The Importance of Student-Led Discussions in a Post-Truth Age

It has been a fun week, despite the messy weather. On Tuesday afternoon, the students eeked out a narrow victory against the faculty and staff in a spirited basketball extravaganza, complete with a halftime show! Tonight many students will stay on campus for the semiformal dance. And with spring break around the corner, spirits are high.

I visited two history classes earlier this week and, in both, observed students speaking much more than their teachers. Juniors in American history were discussing our country’s overseas entanglements and imperialism in the late 19th and early 20th century. Ninth graders were discussing the Etruscans, Greeks, and Phoenicians and contrasting the historical record of those civilizations with the contemporary Roman accounts. Active, student-led discussions have long been a hallmark of what we do, particularly in the humanities. Teachers, as the experts in the room, frame up interesting questions and periodically enter the conversation to offer a perspective that the students may be missing. Of course they do and they should; we have deeply knowledgeable teachers who can draw connections our students can’t and inspire these young people around the table. But it is largely up to the students to test their ideas against their classmates and assess the strength of their peers’ arguments. 

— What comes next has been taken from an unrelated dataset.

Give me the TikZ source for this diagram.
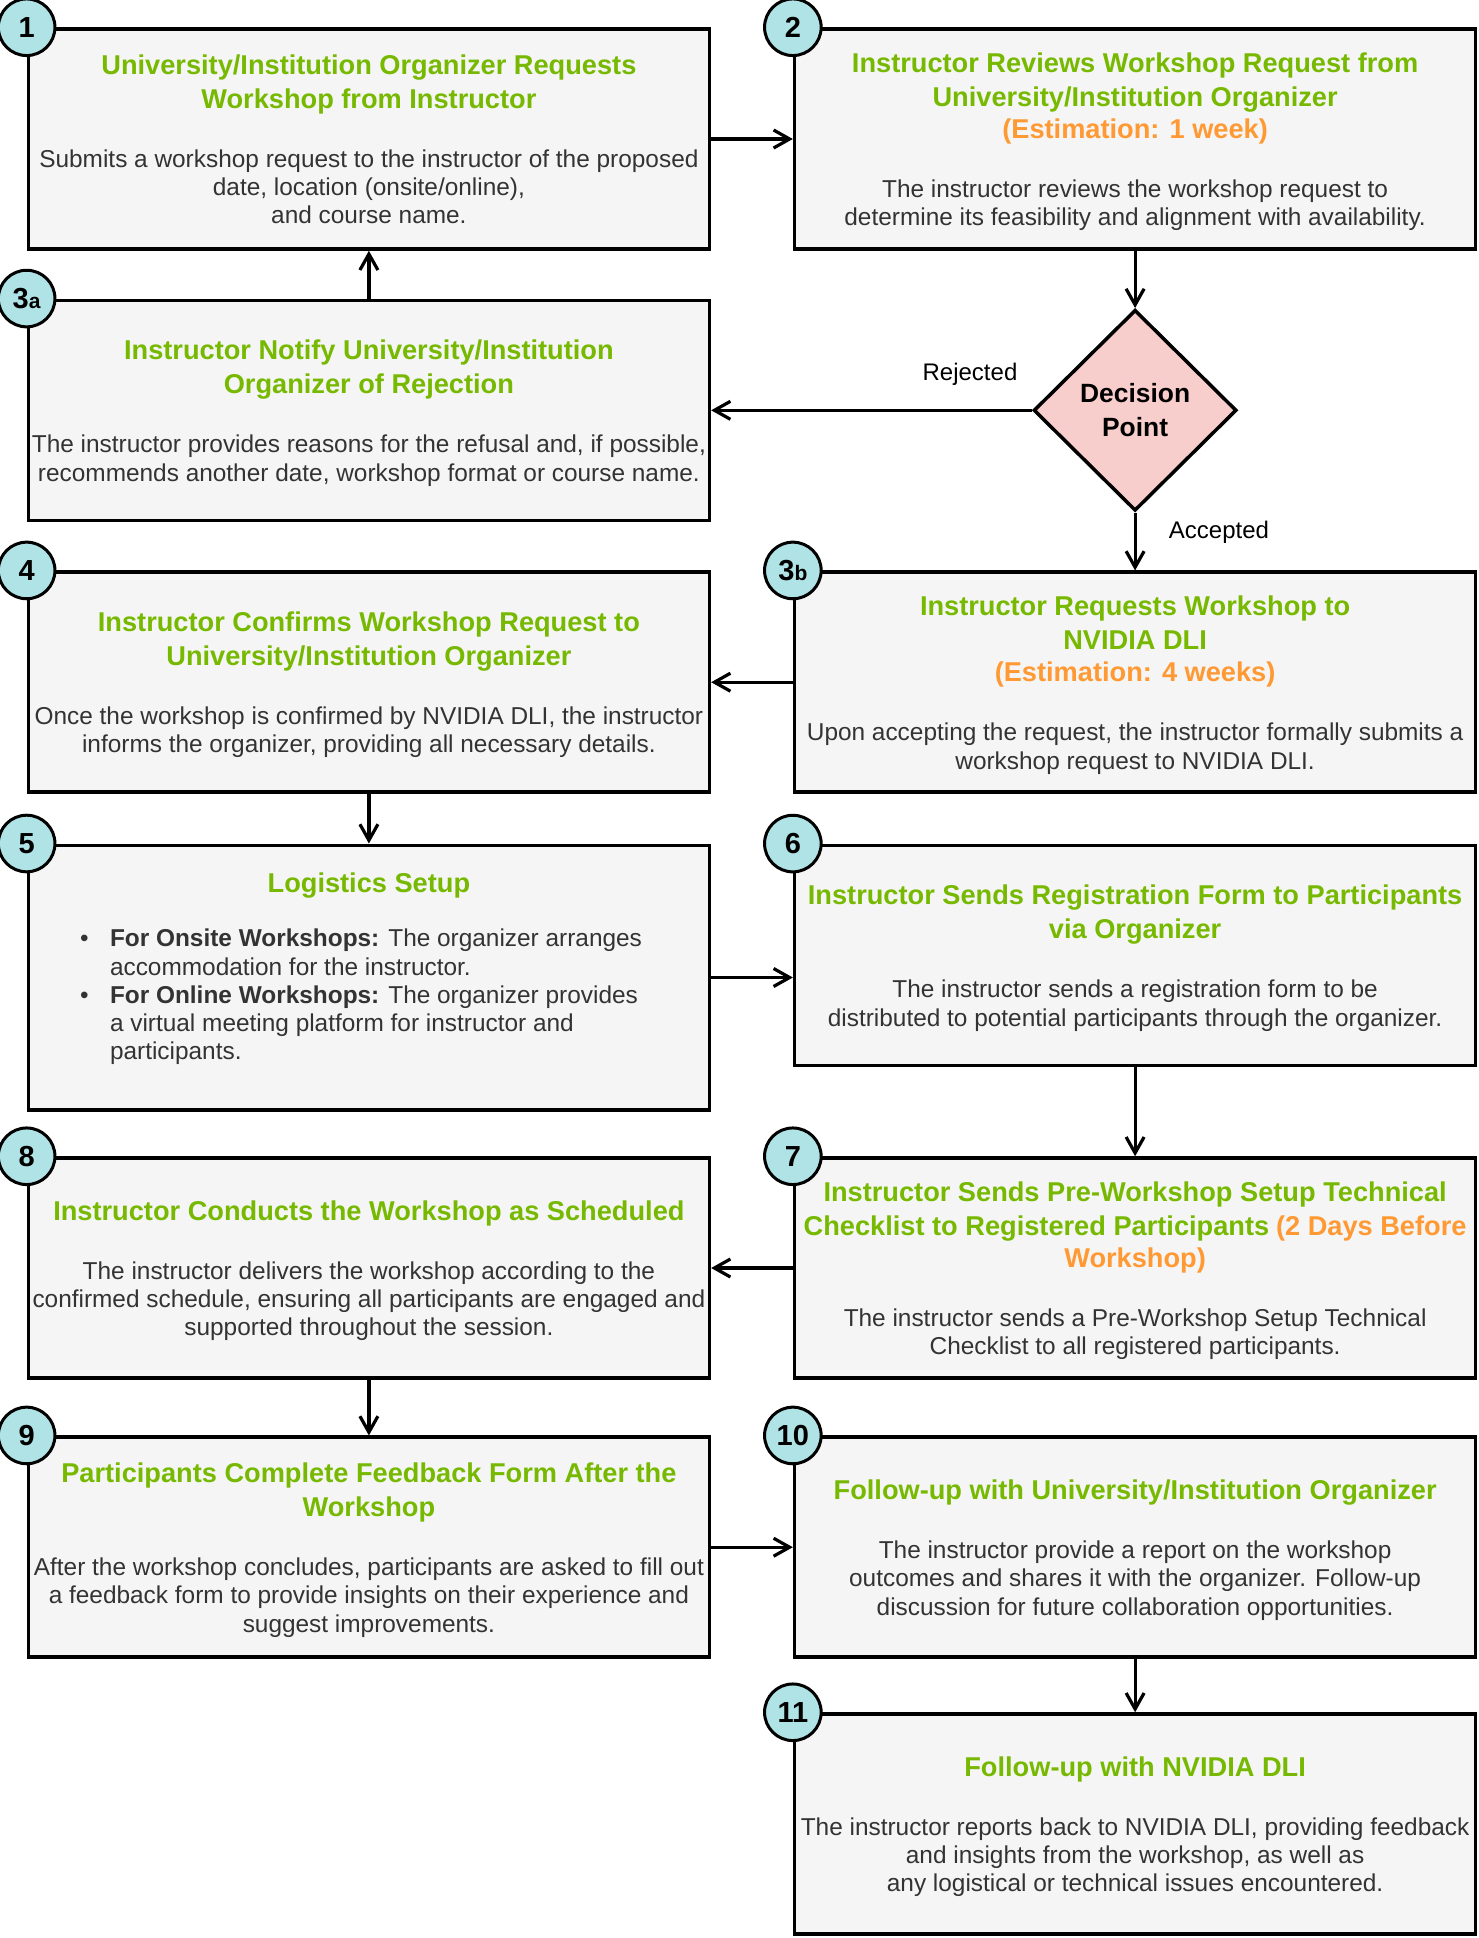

This approach has never been more important. Consider the sheer number of opinions and (sometimes false) narratives our students encounter every day on television and social media. The days of Walter Cronkite as the grandfatherly and neutral arbiter of what is important and true are long past. It is up to all of us to make those determinations for ourselves, and this will be even more true in the years to come. I’m proud of our teachers for doing their part to prepare students for that future.